Etranges métiers que ceux qui concourent à la création d’une pièce, jusqu’au lever de rideau, le jour de « la première » ! Eric Ruf nous rappelait que les comédiens étaient, du temps de Molière, privés de sépulture en « terre consacrée » comme les juifs, les protestants et les suicidés. Et Bertrand Couderc s’étonne toujours de cet « impalpable » avec lequel il travaille depuis des décennies : la lumière. Même étonnement émerveillé chez le scénographe Alain Batifoulier qui construit peu à peu un univers entièrement fictif pour être entièrement « vrai » dans lequel évolueront des personnages. Et même plaisir d’une recherche minutieuse et patiente chez Sarah Leterrier, qui habille une Ophélie d’hier ou d’aujourd’hui et un Hamlet. Reste un personnage central parce qu’à la croisée des chemins : le metteur en scène. Avec sa sensibilité à fleur de peau et son admirable sincérité, Eric Ruf, metteur en scène lui-même, nous parle de son métier et des maîtres qu’il a cotoyés . Reste aussi celui qui, de nos jours, est souvent réduit à la plus grande discrétion, voire carrément éclipsé : l’auteur, dont Jean-Michel Rives prend la défense, haut et fort. Reste enfin que le théâtre n’est pas qu’une entreprise citadine : Céline Codogno et Alexandre Colas, codirecteurs de La Compagnie du Théâtre, sillonnent les routes du Perche depuis quinze ans et, disent-ils : « Nous avons toujours vécu et travaillé en accord avec nous-mêmes, avec nos idées, et nous en sommes fiers. Et puis on a vraiment pris plaisir à ce que nous faisions ! »

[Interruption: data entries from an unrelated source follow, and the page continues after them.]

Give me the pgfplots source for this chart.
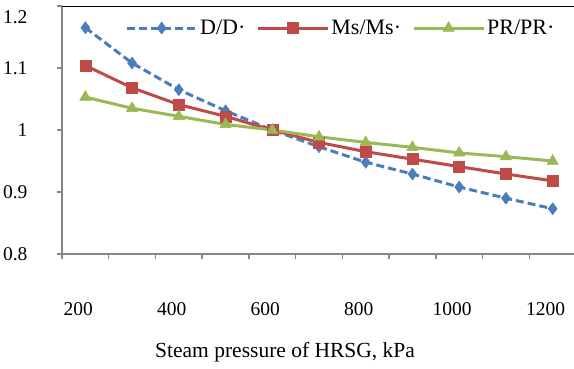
\documentclass[border=0pt]{standalone}
\usepackage{fontspec}
\setmainfont{Liberation Serif}
\usepackage{pgfplots}
\pgfplotsset{compat=1.18}
\definecolor{cblue}{HTML}{4A7EBB}
\definecolor{cred}{HTML}{BE4B48}
\definecolor{cgreen}{HTML}{98B954}
\definecolor{cgray}{HTML}{878787}
\begin{document}
\begin{tikzpicture}
\clip (0,0) rectangle (574bp,369bp);
\begin{axis}[
  at={(62bp,115bp)}, anchor=south west,
  scale only axis, width=514bp, height=248bp,
  xmin=150, xmax=1250, ymin=0.8, ymax=1.2,
  axis x line*=bottom, axis y line*=left,
  axis line style={cgray, line width=2bp, -},
  xtick={150,250,...,1250}, xticklabels={},
  ytick={0.8,0.9,1.0,1.1}, yticklabels={0.8,0.9,1,1.1},
  extra y ticks={1.2}, extra y tick labels={1.2},
  extra y tick style={yticklabel style={yshift=-11bp}},
  extra x ticks={200,400,600,800,1000,1200},
  extra x tick labels={200,400,600,800,1000,1200},
  extra x tick style={major tick length=0pt, xticklabel style={xshift=-7bp, yshift=-45bp}},
  tick align=outside, major tick length=5bp,
  tick style={cgray, line width=1.5bp},
  /pgf/number format/assume math mode=true,
  ticklabel style={font=\fontsize{19.5bp}{22bp}\selectfont},
  yticklabel style={xshift=-26bp},
  xlabel={Steam pressure of HRSG, kPa},
  xlabel style={font=\fontsize{21.5bp}{24bp}\selectfont, at={(axis description cs:0.434,0)}, anchor=center, yshift=-98bp},
  legend columns=3,
  legend style={at={(0.1226,0.911)}, anchor=west, draw=none, fill=none, inner sep=0pt,
    font=\fontsize{22bp}{24bp}\selectfont,
    /tikz/every even column/.append style={column sep=9bp},
    nodes={inner sep=2bp}},
  legend image code/.code={\draw[mark repeat=2,mark phase=2] plot coordinates {(0bp,0bp)(35bp,0bp)(70bp,0bp)};},
]
\addplot[cblue, line width=3bp, dash pattern=on 8bp off 4bp, mark=diamond*, mark size=6bp, mark options={solid, fill=cblue, draw=cblue, line width=0.5bp}]
  coordinates {(200,1.165)(300,1.108)(400,1.065)(500,1.031)(600,1.000)(700,0.973)(800,0.948)(900,0.929)(1000,0.908)(1100,0.890)(1200,0.873)};
\addlegendentry{D/D·}
\addplot[cred, line width=3bp, mark=square*, mark size=5.5bp, mark options={solid, fill=cred, draw=cred, line width=0.5bp}]
  coordinates {(200,1.104)(300,1.068)(400,1.041)(500,1.022)(600,1.000)(700,0.980)(800,0.965)(900,0.953)(1000,0.941)(1100,0.929)(1200,0.918)};
\addlegendentry{Ms/Ms·}
\addplot[cgreen, line width=3bp, mark=triangle*, mark size=6.5bp, mark options={solid, fill=cgreen, draw=cgreen, line width=0.5bp}]
  coordinates {(200,1.053)(300,1.035)(400,1.022)(500,1.009)(600,1.000)(700,0.989)(800,0.980)(900,0.972)(1000,0.963)(1100,0.957)(1200,0.950)};
\addlegendentry{PR/PR·}
\draw[black, line width=1.2bp] (axis cs:150,1.2) -- (axis cs:1250,1.2);
\end{axis}
\end{tikzpicture}
\end{document}
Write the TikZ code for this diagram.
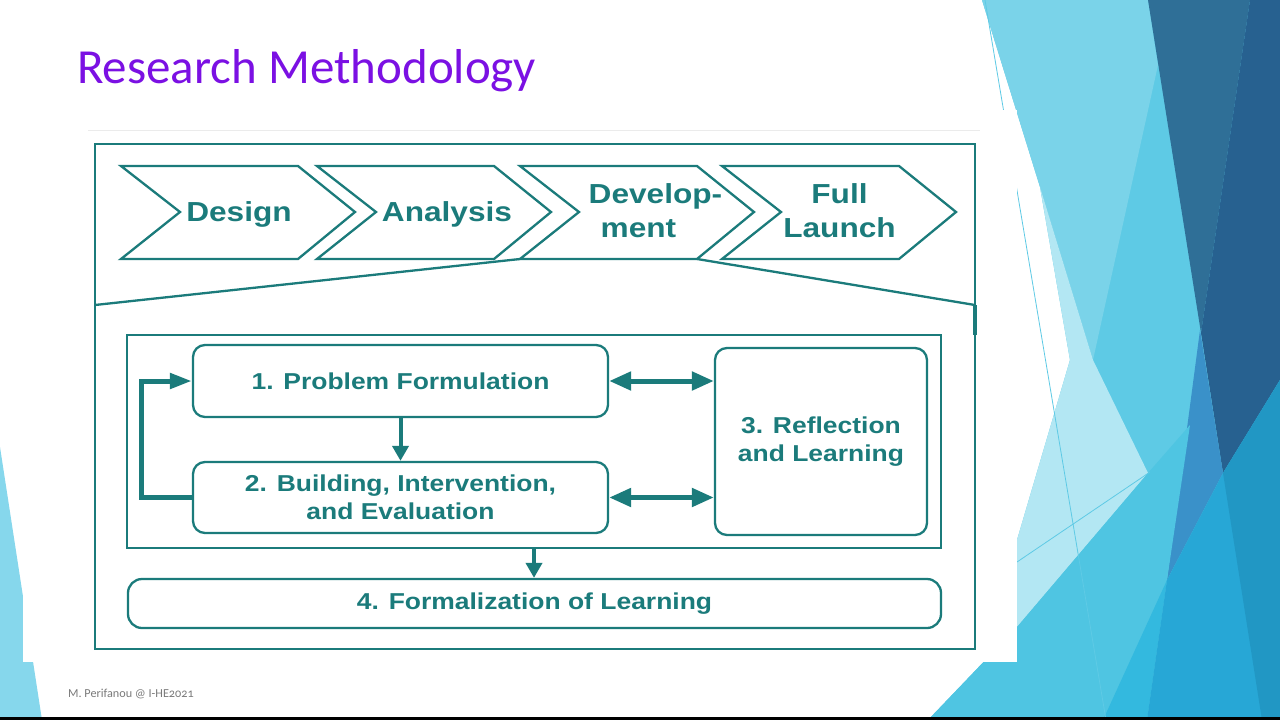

La boucle, cependant, ne serait pas bouclée si nous ne revenions pas aux comédiens : Mirabilia a choisi d’interroger les comédiens de demain par l’intermédiaire de Garance Robert de Macy et Richard Le Gall, tous deux en dernière année du Conservatoire national d’Art dramatique à Paris : l’avenir appartient à leurs rêves et à leurs espoirs. Et le public ? Le public qui manque si cruellement aujourd’hui aux théâtres et gens de théâtre comme ceux-ci nous manquent ! Il est là. C’est lui qui ouvre le numéro, avec Karim Haouadeg, qui nous livre ses souvenirs enthousiastes de spectateur et de critique.

Comme pour tout sujet choisi par Mirabilia, ce seizième numéro ne pouvait qu’aborder un thème trop vaste pour tenir dans un nombre fini de pages. Mais nous espérons que les photographies qui le ponctuent ainsi que les frises d’Alain Batifoulier ne feront que redoubler le désir, que nous savons être aussi le vôtre, de voir les théâtres rouvrir leurs portes et revivre enfin !
Tous nos remerciements vont également à Aline Jones-Gorlin, Mélinée Moreau et Carole Reppel.